- Born: 28 September 1968 (age 57) Leeds, West Yorkshire, England
- Occupation: Television journalist
- Employer: Aero Productions Ltd
- Spouse: Simon Torkington

= Shiulie Ghosh =

British television journalist and author

Shiulie Ghosh (শিউলি ঘোষ, /ʃjuli ghɔːʃ/, born 28 September 1968) is a freelance television journalist, conference moderator, author and director of a media services company.

Shiulie formerly worked for the BBC, ITN and Aljazeera. She moderates debates for clients including the World Health Organization and the UN. She also writes young adult fiction novels, and is a part-time newscaster at the TRT World bureau in London. She freelances as an anchor on the evening news hour programme.

==Career==
- Early Career
Ghosh began her career as a programme assistant at Radio Cleveland.

In 1990 she was accepted as BBC News trainee and worked in various posts at the BBC for the next eight years.

In 1998 she joined ITV News, progressing to Senior Correspondent and eventually being appointed Home Affairs Editor. In 2001 she was named Best Television News Journalist at the British Telecom Ethnic Multicultural Media Awards (EMMA).

- Al Jazeera English
In 2006, Ghosh joined Al Jazeera English as a news presenter. She was the opening anchor on the station's launch in Doha on 15 November 2006. In addition, she hosted Every Woman, a show focusing on women's issues from around the world, for which she won the Editor's Choice Media Excellence Award from the Association of International Broadcasting.

Ghosh also presented the current affairs program 'Inside Story'.

Ghosh was featured in Qatar's winning 2022 FIFA World cup bid presentation video.

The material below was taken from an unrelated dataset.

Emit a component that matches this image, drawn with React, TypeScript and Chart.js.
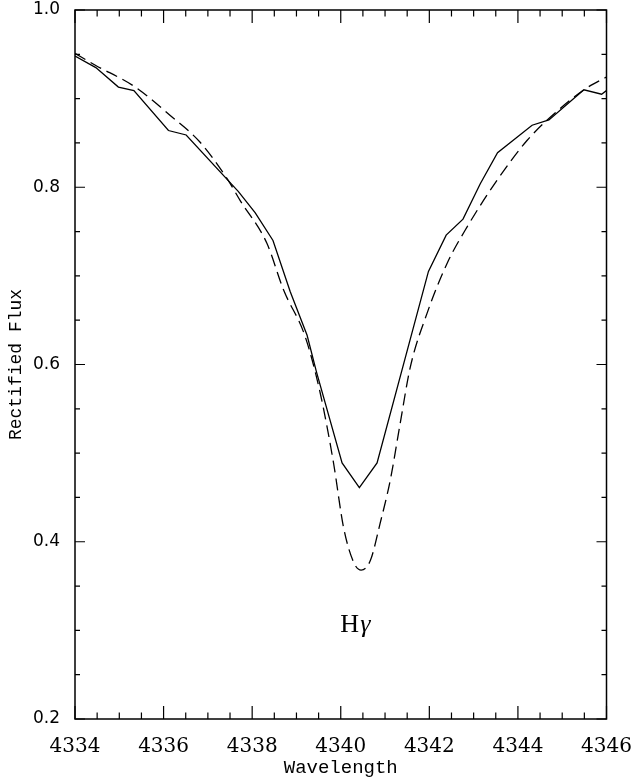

She left Aljazeera at the end of 2015 and set up a media services company in the UK, Aero Productions Ltd. She is now a conference host and moderator, as well as a freelance presenter for TRT World in London. She is also a successful author, with several books published since 2018. They include the young adult urban fantasy series 'Daughter of Kali', the paranormal romance 'Kingdom of Salt', and the YA urban fantasy adventure 'Mark of the Djinn'.

==Personal life==
- Early Life
Ghosh was born in Leeds, though the family moved to India soon afterwards. The family returned and resettled in the north east of England several years later.

- Education
She was educated at the Avenue Primary School, in Nunthorpe, Middlesbrough, and then at Teesside High School. She graduated from the University of Kent with an honours degree in law. She was made a Master of Arts by the University of Teesside in 2003.

- Family
Ghosh is married to Simon Torkington, a former BBC News editor, and they have one daughter.

- Interests
Ghosh is a patron of the charity Build Africa which supports education for children in Uganda and Kenya.